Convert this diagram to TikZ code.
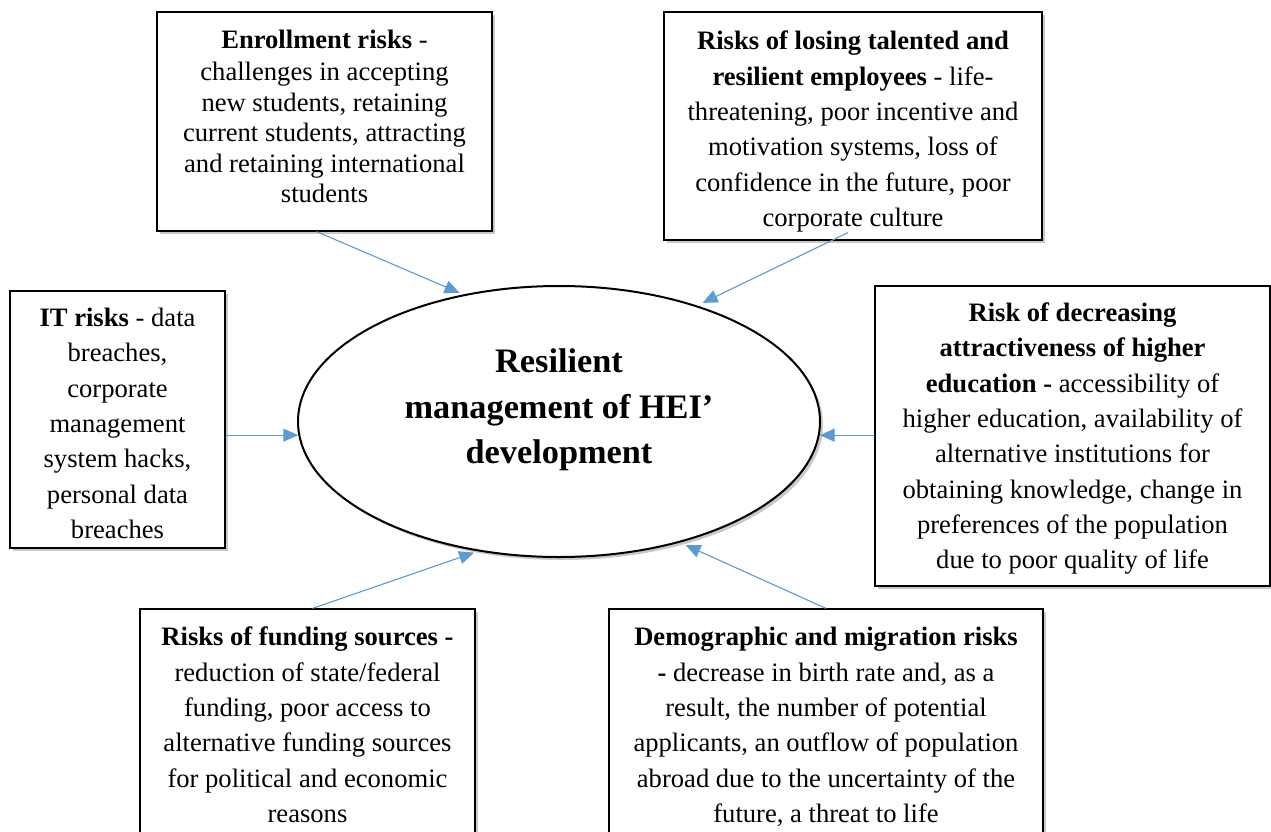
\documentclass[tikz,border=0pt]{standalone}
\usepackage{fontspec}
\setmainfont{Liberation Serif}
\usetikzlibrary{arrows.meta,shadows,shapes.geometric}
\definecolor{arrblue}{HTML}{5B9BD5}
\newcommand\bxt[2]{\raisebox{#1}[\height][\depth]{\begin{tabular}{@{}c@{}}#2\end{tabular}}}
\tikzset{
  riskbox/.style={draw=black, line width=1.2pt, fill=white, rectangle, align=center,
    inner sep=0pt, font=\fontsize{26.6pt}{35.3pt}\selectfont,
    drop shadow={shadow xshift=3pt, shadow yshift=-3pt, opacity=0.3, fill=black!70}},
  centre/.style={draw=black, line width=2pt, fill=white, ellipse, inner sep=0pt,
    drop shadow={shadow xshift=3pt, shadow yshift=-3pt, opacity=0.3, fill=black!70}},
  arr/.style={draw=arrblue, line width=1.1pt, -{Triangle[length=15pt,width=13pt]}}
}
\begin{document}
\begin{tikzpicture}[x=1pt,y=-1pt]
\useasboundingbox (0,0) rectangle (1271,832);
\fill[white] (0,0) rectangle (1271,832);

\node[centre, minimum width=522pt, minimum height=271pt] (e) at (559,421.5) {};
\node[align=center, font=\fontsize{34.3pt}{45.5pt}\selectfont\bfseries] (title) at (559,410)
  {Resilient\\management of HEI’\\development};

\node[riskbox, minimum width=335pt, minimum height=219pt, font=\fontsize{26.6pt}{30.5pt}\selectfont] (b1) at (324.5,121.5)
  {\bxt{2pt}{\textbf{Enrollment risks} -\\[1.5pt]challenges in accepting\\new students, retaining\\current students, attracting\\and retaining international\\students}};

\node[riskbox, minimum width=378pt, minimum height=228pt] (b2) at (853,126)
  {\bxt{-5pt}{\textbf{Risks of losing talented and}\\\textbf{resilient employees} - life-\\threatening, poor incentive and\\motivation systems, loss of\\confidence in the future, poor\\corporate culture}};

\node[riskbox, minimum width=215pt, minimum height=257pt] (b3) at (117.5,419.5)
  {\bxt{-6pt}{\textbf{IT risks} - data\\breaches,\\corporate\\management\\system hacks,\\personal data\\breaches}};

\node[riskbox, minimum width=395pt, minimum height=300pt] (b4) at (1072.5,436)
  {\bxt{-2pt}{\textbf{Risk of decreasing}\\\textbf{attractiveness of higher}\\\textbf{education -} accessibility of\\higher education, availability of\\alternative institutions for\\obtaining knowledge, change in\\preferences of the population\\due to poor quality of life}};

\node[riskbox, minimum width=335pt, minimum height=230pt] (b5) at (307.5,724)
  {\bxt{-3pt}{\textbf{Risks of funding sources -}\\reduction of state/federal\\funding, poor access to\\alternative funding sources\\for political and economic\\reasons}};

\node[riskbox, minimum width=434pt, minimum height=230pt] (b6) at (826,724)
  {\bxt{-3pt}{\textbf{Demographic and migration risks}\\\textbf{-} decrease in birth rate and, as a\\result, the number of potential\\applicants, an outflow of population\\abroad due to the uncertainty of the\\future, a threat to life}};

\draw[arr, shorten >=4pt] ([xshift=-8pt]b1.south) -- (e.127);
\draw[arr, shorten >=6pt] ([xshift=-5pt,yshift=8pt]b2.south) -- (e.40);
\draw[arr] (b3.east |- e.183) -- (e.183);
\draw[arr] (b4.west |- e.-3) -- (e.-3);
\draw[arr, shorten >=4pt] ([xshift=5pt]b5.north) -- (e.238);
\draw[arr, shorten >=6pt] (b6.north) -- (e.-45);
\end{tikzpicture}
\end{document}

*****

* **Task details**: Copy the listing in full and without alteration, omitting every picture.

* **Task answer**:
Convert this diagram to TikZ code.
\documentclass[tikz,border=0pt]{standalone}
\usepackage{fontspec}
\setmainfont{Liberation Serif}
\usetikzlibrary{arrows.meta,shadows,shapes.geometric}
\definecolor{arrblue}{HTML}{5B9BD5}
\newcommand\bxt[2]{\raisebox{#1}[\height][\depth]{\begin{tabular}{@{}c@{}}#2\end{tabular}}}
\tikzset{
  riskbox/.style={draw=black, line width=1.2pt, fill=white, rectangle, align=center,
    inner sep=0pt, font=\fontsize{26.6pt}{35.3pt}\selectfont,
    drop shadow={shadow xshift=3pt, shadow yshift=-3pt, opacity=0.3, fill=black!70}},
  centre/.style={draw=black, line width=2pt, fill=white, ellipse, inner sep=0pt,
    drop shadow={shadow xshift=3pt, shadow yshift=-3pt, opacity=0.3, fill=black!70}},
  arr/.style={draw=arrblue, line width=1.1pt, -{Triangle[length=15pt,width=13pt]}}
}
\begin{document}
\begin{tikzpicture}[x=1pt,y=-1pt]
\useasboundingbox (0,0) rectangle (1271,832);
\fill[white] (0,0) rectangle (1271,832);

\node[centre, minimum width=522pt, minimum height=271pt] (e) at (559,421.5) {};
\node[align=center, font=\fontsize{34.3pt}{45.5pt}\selectfont\bfseries] (title) at (559,410)
  {Resilient\\management of HEI’\\development};

\node[riskbox, minimum width=335pt, minimum height=219pt, font=\fontsize{26.6pt}{30.5pt}\selectfont] (b1) at (324.5,121.5)
  {\bxt{2pt}{\textbf{Enrollment risks} -\\[1.5pt]challenges in accepting\\new students, retaining\\current students, attracting\\and retaining international\\students}};

\node[riskbox, minimum width=378pt, minimum height=228pt] (b2) at (853,126)
  {\bxt{-5pt}{\textbf{Risks of losing talented and}\\\textbf{resilient employees} - life-\\threatening, poor incentive and\\motivation systems, loss of\\confidence in the future, poor\\corporate culture}};

\node[riskbox, minimum width=215pt, minimum height=257pt] (b3) at (117.5,419.5)
  {\bxt{-6pt}{\textbf{IT risks} - data\\breaches,\\corporate\\management\\system hacks,\\personal data\\breaches}};

\node[riskbox, minimum width=395pt, minimum height=300pt] (b4) at (1072.5,436)
  {\bxt{-2pt}{\textbf{Risk of decreasing}\\\textbf{attractiveness of higher}\\\textbf{education -} accessibility of\\higher education, availability of\\alternative institutions for\\obtaining knowledge, change in\\preferences of the population\\due to poor quality of life}};

\node[riskbox, minimum width=335pt, minimum height=230pt] (b5) at (307.5,724)
  {\bxt{-3pt}{\textbf{Risks of funding sources -}\\reduction of state/federal\\funding, poor access to\\alternative funding sources\\for political and economic\\reasons}};

\node[riskbox, minimum width=434pt, minimum height=230pt] (b6) at (826,724)
  {\bxt{-3pt}{\textbf{Demographic and migration risks}\\\textbf{-} decrease in birth rate and, as a\\result, the number of potential\\applicants, an outflow of population\\abroad due to the uncertainty of the\\future, a threat to life}};

\draw[arr, shorten >=4pt] ([xshift=-8pt]b1.south) -- (e.127);
\draw[arr, shorten >=6pt] ([xshift=-5pt,yshift=8pt]b2.south) -- (e.40);
\draw[arr] (b3.east |- e.183) -- (e.183);
\draw[arr] (b4.west |- e.-3) -- (e.-3);
\draw[arr, shorten >=4pt] ([xshift=5pt]b5.north) -- (e.238);
\draw[arr, shorten >=6pt] (b6.north) -- (e.-45);
\end{tikzpicture}
\end{document}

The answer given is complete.